All-in-all, the issue itself does a very good job of introducing us to the character and the world he inhabits, and though it acknowledges the silliness of the concept, it does a good job of introducing the ideas without getting bogged down in the unnecessary decompressed storytelling of modern comics. And it raises a lot of questions and introduces a lot of mysteries to be answered in later issues.
Miracleman is an interesting hero in concept. Unlike with a full-length novel, however, we don't have much time to get to know him as a character, but we do very quickly learn a few things about him just from the way that the writer has him act and behave. For all of his instinctive heroism and the idea that he's a superhero, he's still ultimately an arrogant superbeing, referring to his human form as 'old' and 'tired. And he has a temper which shows up every now and then with his punching a hole in the floor when his wife laughs at some of the silliness of his backstory.

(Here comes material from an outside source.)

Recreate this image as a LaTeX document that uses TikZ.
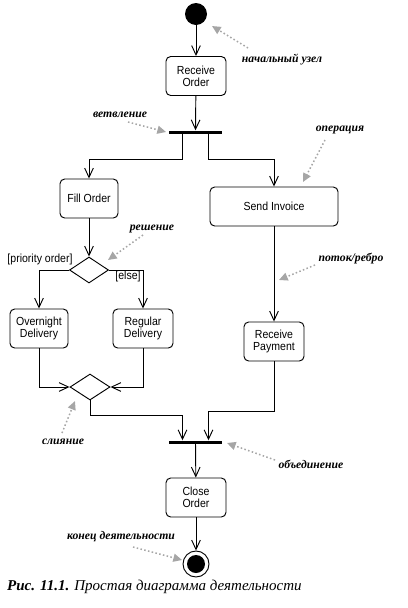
\documentclass[tikz,border=0pt]{standalone}
\usepackage{fontspec}
\setmainfont{Liberation Serif}
\setsansfont{Liberation Sans}[FakeStretch=0.9]
\usetikzlibrary{arrows.meta}
\usetikzlibrary{shapes.geometric}
\usetikzlibrary{calc}

\begin{document}
\begin{tikzpicture}[x=0.03cm,y=-0.03cm,
    action/.style={draw,line width=0.8pt,rounded corners=4pt,inner sep=0pt,
      minimum width=1.8cm,minimum height=1.17cm,align=center,
      font=\sffamily\fontsize{10}{10.5}\selectfont},
    choice/.style={draw,line width=0.8pt,diamond,inner sep=0pt,
      minimum width=1.17cm,minimum height=0.78cm},
    bar/.style={fill=black,inner sep=0pt,minimum width=1.58cm,minimum height=0.09cm},
    flow/.style={line width=0.8pt,-{Straight Barb[length=2.8mm,width=2.6mm]}},
    guard/.style={font=\sffamily\fontsize{10}{11}\selectfont,inner sep=0pt},
    note/.style={font=\bfseries\itshape\fontsize{10}{11}\selectfont,inner sep=0pt},
    hint/.style={gray!70,line width=1.3pt,dotted,-{Triangle[length=2.6mm,width=2.4mm]}}]

                    \useasboundingbox (0,0) rectangle (407,608);

                    % activity nodes
                    \node[circle,fill=black,inner sep=0pt,minimum size=0.66cm] (start) at (196,14) {};
                    \node[action] (recv) at (196,76) {Receive\\Order};
                    \node[bar] (fork) at (195.5,132) {};
                    \node[action,minimum width=1.74cm] (fill) at (89,198.5) {Fill Order};
                    \node[action,minimum width=3.84cm] (send) at (274,206.5) {Send Invoice};
                    \node[choice] (dec) at (89,270) {};
                    \node[action,minimum width=1.74cm] (over) at (39,328.5) {Overnight\\Delivery};
                    \node[action] (reg) at (143,328.5) {Regular\\Delivery};
                    \node[action] (pay) at (274,341.5) {Receive\\Payment};
                    \node[choice,minimum width=1.2cm] (merge) at (90,387) {};
                    \node[bar] (join) at (195.5,442) {};
                    \node[action] (close) at (196,497.5) {Close\\Order};
                    \node[circle,draw,line width=0.8pt,fill=white,inner sep=0pt,minimum size=0.78cm] (final) at (196,564) {};
                    \node[circle,fill=black,inner sep=0pt,minimum size=0.54cm] (finaldot) at (final) {};

                    % guards
                    \node[guard] (prio) at (40,259) {[priority order]};
                    \node[guard] (else) at (128,276) {[else]};

                    % flows
                    \draw[flow] (start) -- (recv);
                    \draw[flow] (recv) -- (fork);
                    \draw[flow] ($(fork.south)+(-13,0)$) -- ++(0,26) -| (fill.north);
                    \draw[flow] ($(fork.south)+(13,0)$) -- ++(0,26) -| (send.north);
                    \draw[flow] (fill) -- (dec);
                    \draw[flow] (dec.west) -| (over.north);
                    \draw[flow] (dec.east) -| (reg.north);
                    \draw[flow] (send) -- (pay);
                    \draw[flow] (over.south) |- (merge.west);
                    \draw[flow] (reg.south) |- (merge.east);
                    \draw[flow] (merge.south) -- ++(0,15) -| ($(join.north)+(-13,0)$);
                    \draw[flow] (pay.south) -- ++(0,50) -| ($(join.north)+(13,0)$);
                    \draw[flow] (join) -- (close);
                    \draw[flow] (close) -- (final);

                    % notes
                    \node[note] (nstart) at (282,60) {начальный узел};
                    \node[note] (nfork) at (120,115) {ветвление};
                    \node[note] (nact) at (340,130) {операция};
                    \node[note] (ndec) at (152,229) {решение};
                    \node[note] (nedge) at (351,259) {поток/ребро};
                    \node[note] (nmerge) at (63,442) {слияние};
                    \node[note] (njoin) at (311,464) {объединение};
                    \node[note] (nend) at (121,537) {конец деятельности};

                    \coordinate (a1) at (248,48);  \coordinate (b1) at (212,26);
                    \coordinate (a2) at (128,122); \coordinate (b2) at (166,132);
                    \coordinate (a3) at (325,140); \coordinate (b3) at (303,182);
                    \coordinate (a4) at (143,235); \coordinate (b4) at (108,260);
                    \coordinate (a5) at (315,265); \coordinate (b5) at (279,280);
                    \coordinate (a6) at (62,433);  \coordinate (b6) at (75,401);
                    \coordinate (a7) at (275,460); \coordinate (b7) at (227,443);
                    \coordinate (a8) at (133,547); \coordinate (b8) at (182,560);
                    \foreach \i in {1,...,8}
                        \draw[hint] (a\i) -- (b\i);

                    % caption
                    \node[anchor=base west,inner sep=0pt,font=\itshape\fontsize{12.8}{14}\selectfont] (cap) at (7,590)
                        {\textbf{Рис. 11.1.} Простая диаграмма деятельности};
\end{tikzpicture}
\end{document}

There aren't many other characters who get attention in this issue aside from his wife Liz, and most of her role in the story is to serve as a surrogate for the audience when Miracleman gives the abridged version of his history. Given the silliness of the story presented to her, she has pretty much the same reaction that we would, which is either finding it funny or occasionally finding it terrifying when the truth finally hits her that, silly or not, her husband is still a man who could rip entire cities to shreds with his bare hands.
The artwork in this issue was provided by Mick Anglo when it came to the initial 'flashback' story, but the more recent stories were illustrated by Garry Leach. The style presented is somewhat unique in that it presents the characters not with the exaggerated proportions of most comics but instead as more realistic and human figures. And indeed, even in his form as the heroic Miracleman, the main character has a figure more like a male ballet dancer or a gymnast than a bodybuilder, and it gives the comic a very distinctive look that helps to keep it grounded and, for lack of a better word, 'realistic'.
This might seem a strange option for the initial story given the strange and often silly ideas presented, but as later issues would reveal, things aren't exactly as they appear to be.
Miracleman is the long-awaited return of a classic comic that honestly deserves to be read, and I'm hoping that publication continues. While many may be put off by the occasional violence, and indeed the series becomes very violent as it continues on, it makes for an interesting break with the styles put forth in The Avengers, and is far more effective at exploring the consequences of super-powered violence than the recent and disappointing Man of Steel. That said, the idea of reading comics is something that most people are unused to, and many more might be put off by the strange and often bizarre ideas on show. For that reason I cannot recommend it to beginners.
And indeed, the violence, sexual references and occasional language mean that this story should not be read by children.
All that being said, Miracleman earns a Must Read score, but only to those who are used to comic-books, as others might find it a little too strange at times. While it's one of the more interesting comics out there, and a refreshing look at a more British-orientated superhero, it's perhaps a little too strange at times for some people to take seriously.